Having appreciated this at a far deeper level now (partly from looking at a lot more data myself) I am now even more impressed that GWAS works. For GWAS one not only needs to have a variant tagging your disease variant, but that’s got to be at a reasonable enough frequency to detect something statistically – one or two individuals will not cut it. This is one of the big drivers for the large sample sizes in genome wide association studies – large sample sizes are needed just to capture enough of the minor allele of rare variants – and remember that the majority of variation is in this “rare” scenario.

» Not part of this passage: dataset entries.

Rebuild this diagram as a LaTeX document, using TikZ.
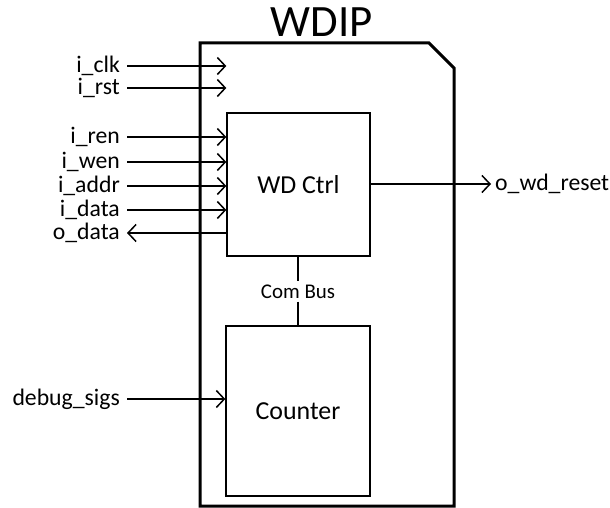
\documentclass[tikz,border=0pt]{standalone}
\usepackage{fontspec}
\setmainfont{Carlito}
\usetikzlibrary{arrows.meta}
\begin{document}
\begin{tikzpicture}[x=1bp,y=-1bp,
  blk/.style={draw=black,line width=1.3bp,rectangle,inner sep=0pt,font=\fontsize{26}{30}\selectfont},
  sig/.style={font=\fontsize{23.8}{28}\selectfont,inner ysep=0pt,inner xsep=7bp},
  arr/.style={line width=1.5bp,-{Straight Barb[length=8bp,width=17bp,line width=1.5bp]}},
  bus/.style={line width=1.5bp}]
\useasboundingbox (0,0) rectangle (610,508);
% outer chamfered block
\draw[line width=3bp,line join=miter] (200,506) -- (200,43) -- (429,43) -- (454,68) -- (454,506) -- cycle;
\node[anchor=base,font=\fontsize{45}{50}\selectfont,inner sep=0pt] (title) at (321.5,37) {WDIP};
% inner blocks
\node[blk,minimum width=143bp,minimum height=143bp] (ctrl) at (298.5,184.5) {WD Ctrl};
\node[blk,minimum width=144bp,minimum height=170bp] (cnt) at (298,411) {Counter};
\node[font=\fontsize{21}{25}\selectfont,inner xsep=0pt,inner ysep=3bp] (bus) at (298,291.5) {Com Bus};
\draw[bus] (ctrl.south -| bus) -- (bus.north);
\draw[bus] (bus.south) -- (cnt.north -| bus);
% input labels
\node[sig,anchor=east] (clk) at (127,66) {i\_clk};
\node[sig,anchor=east] (rst) at (127,88) {i\_rst};
\node[sig,anchor=east] (ren) at (127,137) {i\_ren};
\node[sig,anchor=east] (wen) at (127,162) {i\_wen};
\node[sig,anchor=east] (addr) at (127,186) {i\_addr};
\node[sig,anchor=east] (idata) at (127,210) {i\_data};
\node[sig,anchor=east] (odata) at (127,233) {o\_data};
\node[sig,anchor=east] (dbg) at (127,399) {debug\_sigs};
\node[sig,anchor=west,inner xsep=4bp] (wdr) at (491,184) {o\_wd\_reset};
% connectors
\draw[arr] (clk.east) -- (clk.east -| ctrl.west);
\draw[arr] (rst.east) -- (rst.east -| ctrl.west);
\draw[arr] (ren.east) -- (ren.east -| ctrl.west);
\draw[arr] (wen.east) -- (wen.east -| ctrl.west);
\draw[arr] (addr.east) -- (addr.east -| ctrl.west);
\draw[arr] (idata.east) -- (idata.east -| ctrl.west);
\draw[arr] (odata.east -| ctrl.west) -- (odata.east);
\draw[arr] (dbg.east) -- (dbg.east -| cnt.west);
\draw[arr] (ctrl.east |- wdr.west) -- (wdr.west);
\end{tikzpicture}
\end{document}
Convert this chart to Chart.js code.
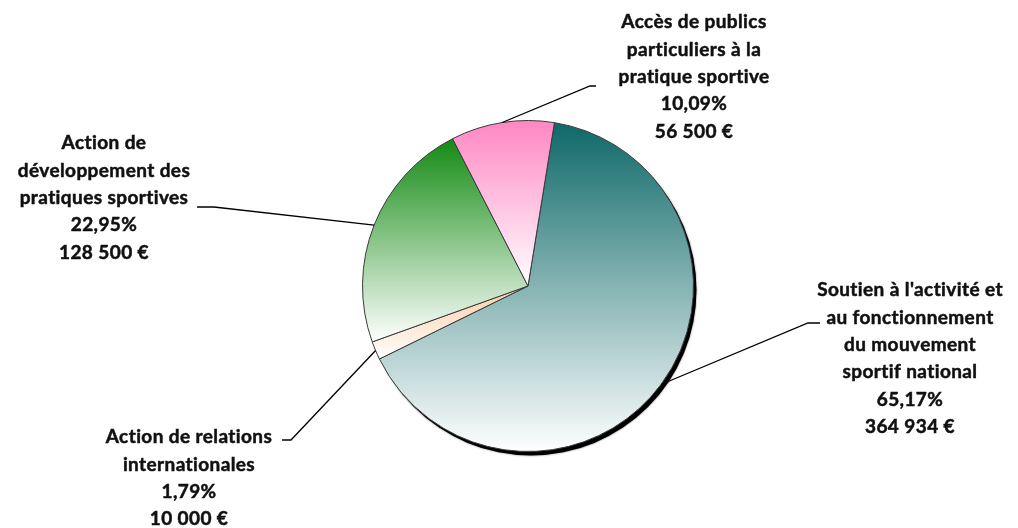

But the other place where we can improve our ability to understand things was illustrated by a talk by Samuli Ripatti, working with other colleagues worldwide (including my new collaborator, Nicole Soranzo) on lipid measurements. They took a far larger set of lipid measurements than is normally done in a clinical setting with a alphabet soup of HDL and LDL sub types, along with all sort of amino acids. From this not only did they recapitulate all the existing HDL and LDL associations, but very often the specific subtypes of LDL or HDL showed far stronger effects than the composite measurements. At some sense this is no surprise – the closer one gets to measuring a biological end point of genes, the bigger effect you will see from variants, whereas more composite measurements must have more sources of variants by their very nature. And this is where all the molecular measurement techniques of chip-seq, RNA-seq, etc (exploited and explored in projects like ENCODE and others) is going to be very interesting, though we wont be able to do everything on every cell type.
So – the moral of this story is two fold. Firstly we will need large sample sizes to understand the full set of genetic effects – despite many people telling me this over the last three or four years, it only really “clicked” in my head in the last 6 months. Secondly we need to raise our (collective) game in phenotyping, and not just molecular phenotyping, or cellular, or endo, or disease – but all types of phenotyping, as the closer we can get to the genotype from the phenotype end, the better powered we are.
And many, many groups worldwide are getting stuck into this, telling me that we have at least another decade’s worth of discovery coming from relatively “straightforward” (in concepts, though not in practice, logistics, sequencing or analysis!) human genetics.